The residence provided for the imperial captive was a rather ordinary farm-house in the center of the island, on a plateau two thousand feet high. The grounds were level, and bounded by natural limits, so that they were easy to guard, and could be observed in all their extent by sentries; eventually a circuit of twelve miles was marked out, and within this the prisoner might move at will; if he wished to pass the line, he must be attended by an English officer. Considering the conceptions of state and chivalry then prevalent, the place was mean; long after, when enlarged and repaired, the house was thought not unsuitable for the entertainment of an imprisoned Zulu chieftain.
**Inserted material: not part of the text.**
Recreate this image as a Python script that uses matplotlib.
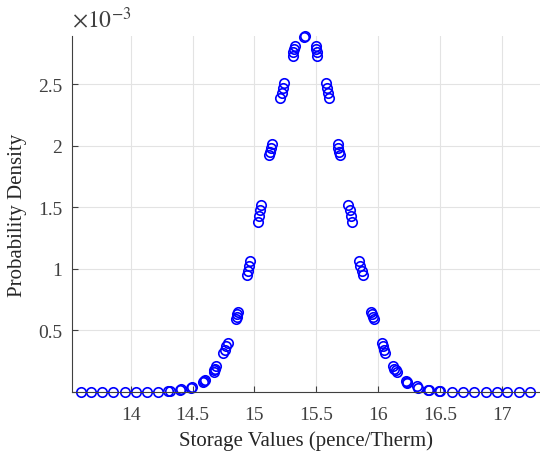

Longwood, for this is the familiar name, might at a pinch have sufficed for the lodging of General Bonaparte; it was certainly better than a dungeon; but its modest comfort was far from the luxurious elegance which had become a second nature to the Emperor Napoleon. Such as it was to be, however, it was still uninhabitable in October, and its destined occupant was, until December ninth, the guest of a hospitable merchant, Mr. Balcombe, at his villa known as The Briars. The sentinels and patrols remained six hundred paces from the door during the day; at night the cordon of guards was drawn close around the house; twice in twenty-four hours the orderly must assure himself of the prisoner's actual presence, and human ingenuity could devise no precaution which was not taken by land and sea to make impossible any secret communication, inward or outward. Cockburn's serene good-nature rendered it out of the question for the captive to do more than declare his policy of protest and exasperation, until April, 1816, when the admiral departed, and was replaced by Sir Hudson Lowe. The latter was a vulnerable foe. A creature of routine, and fresh from a two years' residence as English commissioner in Blücher's camp, he had thoroughly absorbed the temper both of the Tory ministry and of the Continental reactionaries. Neither irascible, severe, nor ill-natured, he was yet punctilious, and in no sense a match for the brilliant genius of his antagonist. With the arrival of this unfortunate official properly begins the St. Helena period of Napoleon's life—a period considered by many to be instructive; but, as regards the talk and futile calculations in which he indulged, comparable only to that of his ineffectual agitations in Corsica.